Se o sucesso de alguns desses artistas não impede que a cultura das periferias continue sendo demonizada, o que fazer para que isso mude? Juliana acredita que um dos passos fundamentais é a atuação do poder público como incentivador do funk como cultura, com a formação de profissionais e apoio à cadeia produtiva da área, além de fazer realmente acontecer o ensino da cultura negra nas escolas. “A gente tem que ver o que foi a cultura negra no passado, mas também tem que fomentar o que é hoje. Porque a cultura negra hoje é a cultura dos nossos alunos. São vários caminhos para se reverter esse quadro.
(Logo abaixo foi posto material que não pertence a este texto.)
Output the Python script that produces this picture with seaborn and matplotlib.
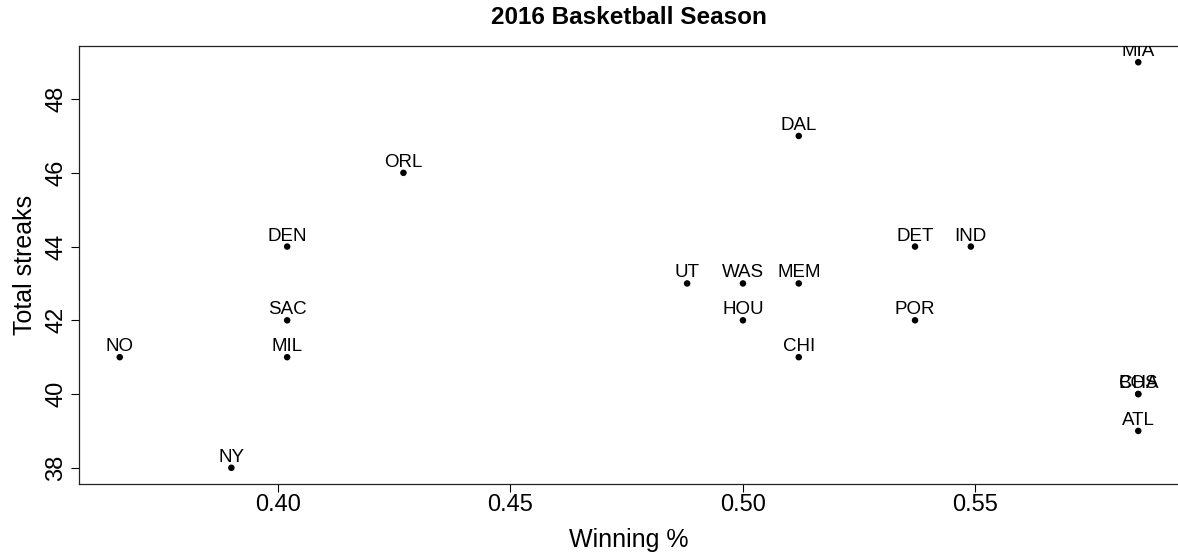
import matplotlib
matplotlib.use("Agg")
import matplotlib.pyplot as plt
import seaborn as sns
import pandas as pd

# 2016 season: winning percentage vs total streaks
teams = ["NO", "NY", "DEN", "SAC", "MIL", "ORL", "UT", "WAS", "HOU",
         "MEM", "DAL", "CHI", "DET", "POR", "IND", "ATL", "BOS", "CHA", "MIA"]
win_pct = [0.366, 0.390, 0.402, 0.402, 0.402, 0.427, 0.488, 0.500, 0.500,
           0.512, 0.512, 0.512, 0.537, 0.537, 0.549, 0.585, 0.585, 0.585, 0.585]
streaks = [41, 38, 44, 42, 41, 46, 43, 43, 42,
           43, 47, 41, 44, 42, 44, 39, 40, 40, 49]

x_ticks = [0.40, 0.45, 0.50, 0.55]
x_tick_labels = ["0.40", "0.45", "0.50", "0.55"]
y_ticks = [38, 40, 42, 44, 46, 48]

df = pd.DataFrame({"team": teams, "win_pct": win_pct, "streaks": streaks})

sns.set_theme(style="white")
plt.rcParams["font.family"] = ["Liberation Sans", "DejaVu Sans"]

fig = plt.figure(figsize=(11.78, 5.55), dpi=100)
ax = fig.add_axes([79 / 1178, 71 / 555, 1100 / 1178, 438 / 555])

sns.scatterplot(data=df, x="win_pct", y="streaks", ax=ax,
                color="black", s=22, edgecolor="none", legend=False)

for _, row in df.iterrows():
    ax.annotate(row["team"], (row["win_pct"], row["streaks"]),
                xytext=(0, 6), textcoords="offset pixels",
                ha="center", va="baseline", fontsize=13.5,
                color="black", clip_on=True)

# R-style 4% expansion of the data range
xr = max(win_pct) - min(win_pct)
yr = max(streaks) - min(streaks)
ax.set_xlim(min(win_pct) - 0.04 * xr, max(win_pct) + 0.04 * xr)
ax.set_ylim(min(streaks) - 0.04 * yr, max(streaks) + 0.04 * yr)

ax.set_xticks(x_ticks)
ax.set_xticklabels(x_tick_labels)
ax.set_yticks(y_ticks)
ax.set_yticklabels([str(v) for v in y_ticks], rotation=90, va="center")

ax.tick_params(axis="both", which="major", direction="out", length=5.5,
               width=0.8, color="black", labelsize=17, labelcolor="black",
               bottom=True, left=True)
ax.tick_params(axis="x", pad=1.5)
ax.tick_params(axis="y", pad=3)

for side in ["left", "bottom", "top", "right"]:
    ax.spines[side].set_visible(True)
    ax.spines[side].set_color("#222222")
    ax.spines[side].set_linewidth(0.9)

ax.grid(False)
ax.set_xlabel("Winning %", fontsize=18, color="black", labelpad=9)
ax.set_ylabel("Total streaks", fontsize=18, color="black", labelpad=6)
fig.text(629 / 1178, 1 - 18 / 555, "2016 Basketball Season", ha="center",
         va="center", fontsize=17.5, fontweight="bold", color="black")

fig.savefig("out.png", dpi=100)
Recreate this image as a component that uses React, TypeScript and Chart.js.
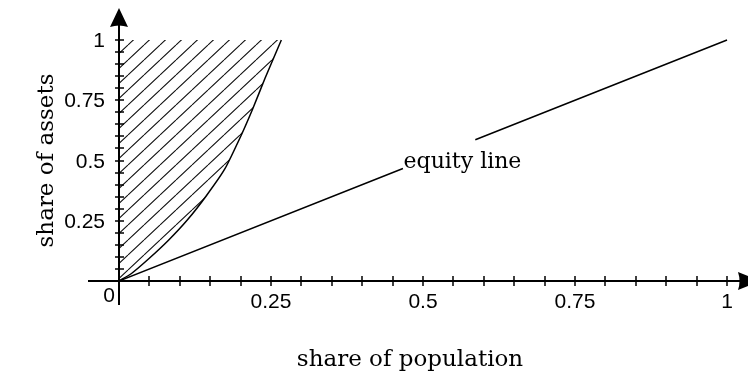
import React, { useEffect, useRef } from "react";
import { Chart, registerables } from "chart.js";

Chart.register(...registerables);

// Lorenz-type curve (share of population -> share of assets)
const curvePop = [0, 0.02, 0.048, 0.081, 0.113, 0.144, 0.174, 0.201, 0.22, 0.24, 0.267];
const curveAssets = [0, 0.03, 0.09, 0.168, 0.255, 0.355, 0.465, 0.605, 0.715, 0.84, 1.0];

// Equity line y = x, broken where its label sits
const equityPop = [0, 0.467, 0.526, 0.586, 1];
const equityAssets: (number | null)[] = [0, 0.467, null, 0.586, 1];
const equityLabel = "equity line";
const equityLabelAt = [0.468, 0.469];

// Axis ticks and labels
const minorStep = 0.05;
const tickMax = 1;
const xTickValues = [0, 0.25, 0.5, 0.75, 1];
const xTickLabels = ["0", "0.25", "0.5", "0.75", "1"];
const yTickValues = [0.25, 0.5, 0.75, 1];
const yTickLabels = ["0.25", "0.5", "0.75", "1"];
const xTitle = "share of population";
const yTitle = "share of assets";

const TICK_FONT = "21px 'Liberation Sans', Arial, sans-serif";
const TITLE_FONT = "23px 'DejaVu Serif', serif";
const LABEL_FONT = "22px 'DejaVu Serif', serif";

function makeHatch(): CanvasPattern | string {
  const W = 16;
  const H = 15;
  const c = document.createElement("canvas");
  c.width = W;
  c.height = H;
  const g = c.getContext("2d");
  if (!g) return "rgba(0,0,0,0.2)";
  g.strokeStyle = "#111";
  g.lineWidth = 1.1;
  g.beginPath();
  for (const k of [-1, 0, 1]) {
    g.moveTo(k * W, H);
    g.lineTo(k * W + W, 0);
  }
  g.stroke();
  const p = g.createPattern(c, "repeat");
  return p || "rgba(0,0,0,0.2)";
}

const axesPlugin = {
  id: "axesDraw",
  afterDatasetsDraw(chart: any) {
    const { ctx } = chart;
    const xs = chart.scales.x;
    const ys = chart.scales.y;
    const x0 = xs.getPixelForValue(0);
    const y0 = ys.getPixelForValue(0);
    ctx.save();
    ctx.strokeStyle = "#000";
    ctx.fillStyle = "#000";

    // axis lines
    ctx.lineWidth = 2;
    ctx.beginPath();
    ctx.moveTo(x0 - 31, y0);
    ctx.lineTo(xs.right - 8, y0);
    ctx.moveTo(x0, y0 + 24);
    ctx.lineTo(x0, ys.top + 17);
    ctx.stroke();

    // arrows
    ctx.beginPath();
    ctx.moveTo(x0, ys.top);
    ctx.lineTo(x0 + 9, ys.top + 19);
    ctx.quadraticCurveTo(x0, ys.top + 16, x0 - 9, ys.top + 19);
    ctx.closePath();
    ctx.fill();
    const ax = xs.right - 10;
    ctx.beginPath();
    ctx.moveTo(ax + 22, y0);
    ctx.lineTo(ax, y0 - 9);
    ctx.quadraticCurveTo(ax + 3, y0, ax, y0 + 9);
    ctx.closePath();
    ctx.fill();

    // minor ticks
    ctx.lineWidth = 1.5;
    ctx.beginPath();
    const n = Math.round(tickMax / minorStep);
    for (let i = 1; i <= n; i++) {
      const v = i * minorStep;
      const px = Math.round(xs.getPixelForValue(v));
      ctx.moveTo(px, y0 - 5);
      ctx.lineTo(px, y0 + 5);
      const py = Math.round(ys.getPixelForValue(v));
      ctx.moveTo(x0 - 4, py);
      ctx.lineTo(x0 + 5, py);
    }
    ctx.stroke();

    // tick labels
    ctx.font = TICK_FONT;
    ctx.textBaseline = "alphabetic";
    xTickValues.forEach((v, i) => {
      const px = xs.getPixelForValue(v);
      if (v === 0) {
        ctx.textAlign = "right";
        ctx.fillText(xTickLabels[i], x0 - 4, y0 + 21);
      } else {
        ctx.textAlign = "center";
        ctx.fillText(xTickLabels[i], px, y0 + 27);
      }
    });
    ctx.textAlign = "right";
    yTickValues.forEach((v, i) => {
      const py = ys.getPixelForValue(v);
      ctx.fillText(yTickLabels[i], x0 - 14, py + 7);
    });

    // titles
    ctx.font = TITLE_FONT;
    ctx.textAlign = "center";
    ctx.fillText(xTitle, xs.getPixelForValue(0.5) - 13, y0 + 85);
    ctx.save();
    ctx.translate(x0 - 66, ys.getPixelForValue(0.5));
    ctx.rotate(-Math.PI / 2);
    ctx.fillText(yTitle, 0, 0);
    ctx.restore();

    // equity line label
    ctx.font = LABEL_FONT;
    ctx.textAlign = "left";
    ctx.fillText(equityLabel, xs.getPixelForValue(equityLabelAt[0]), ys.getPixelForValue(equityLabelAt[1]));
    ctx.restore();
  },
};

export default function App() {
  const ref = useRef<HTMLCanvasElement | null>(null);
  useEffect(() => {
    document.body.style.margin = "0";
    if (!ref.current) return;
    const hatch = makeHatch();
    const chart = new Chart(ref.current, {
      type: "scatter",
      data: {
        datasets: [
          {
            label: "curve",
            data: curvePop.map((x, i) => ({ x, y: curveAssets[i] })),
            showLine: true,
            tension: 0.2,
            borderColor: "#000",
            borderWidth: 1.5,
            pointRadius: 0,
            backgroundColor: hatch as any,
            fill: { value: 1 } as any,
          },
          {
            label: "equity",
            data: equityPop.map((x, i) => ({ x, y: equityAssets[i] })) as any,
            showLine: true,
            spanGaps: false,
            borderColor: "#000",
            borderWidth: 1.5,
            pointRadius: 0,
            fill: false,
          },
        ],
      },
      options: {
        animation: false,
        responsive: true,
        maintainAspectRatio: false,
        layout: { padding: { left: 119, right: 0, top: 8, bottom: 95 } },
        plugins: { legend: { display: false }, tooltip: { enabled: false } },
        scales: {
          x: { type: "linear", min: 0, max: 1.0345, display: false },
          y: { type: "linear", min: 0, max: 1.1328, display: false },
        },
      },
      plugins: [axesPlugin],
    });
    return () => chart.destroy();
  }, []);
  return (
    <div style={{ position: "fixed", left: 0, top: 0, width: 748, height: 376, background: "#fff" }}>
      <canvas ref={ref} />
    </div>
  );
}
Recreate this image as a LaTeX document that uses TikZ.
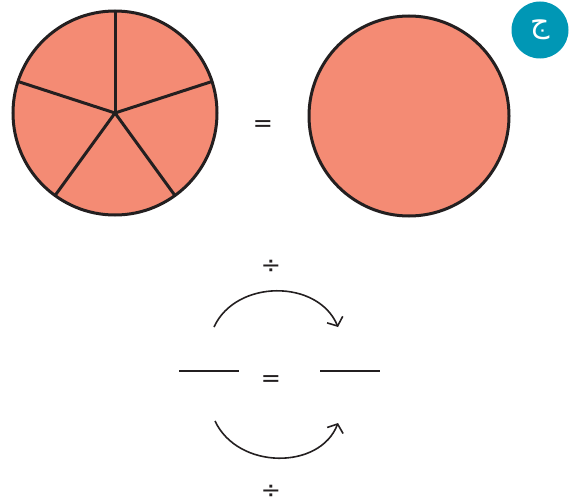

E, obviamente, o combate ao racismo é fundamental, porque, se a gente não parar para combatê-lo, não vão parar de criminalizar a cultura negra nunca”, resume a historiadora, que é professora da rede estadual em Ibititá, no Sertão Baiano.

Maria Amália Cursino acredita que, apesar de serem necessárias múltiplas ações para que esse cenário se modifique, já existe uma mudança em curso, e não tem mais volta, a despeito do momento de retrocessos que o país vive. “O que eu vejo como saída é justamente o que está sendo feito: profissionais pretas e pretos se especializando cada vez mais em suas áreas, propondo soluções cada um na sua área de atuação, tensionando esses espaços para que realmente existam mudanças substanciais na cultura e nas relações”, afirma. A publicitária defende que os últimos dez anos foram decisivos para que estejamos mais próximos de observar mudanças reais. “A gente está avançando e realmente não tem mais volta. Estamos fincando nossos pés e colocando luz às margens. Então, que sejamos considerados, que sejamos ouvidos e que olhem para as margens, que lá estão soluções de quem construiu o Brasil, das pessoas que são as verdadeiras detentoras de legados culturais: a população preta, a população indígena. Gente que está muito apropriada do que faz o Brasil ser o Brasil”, define.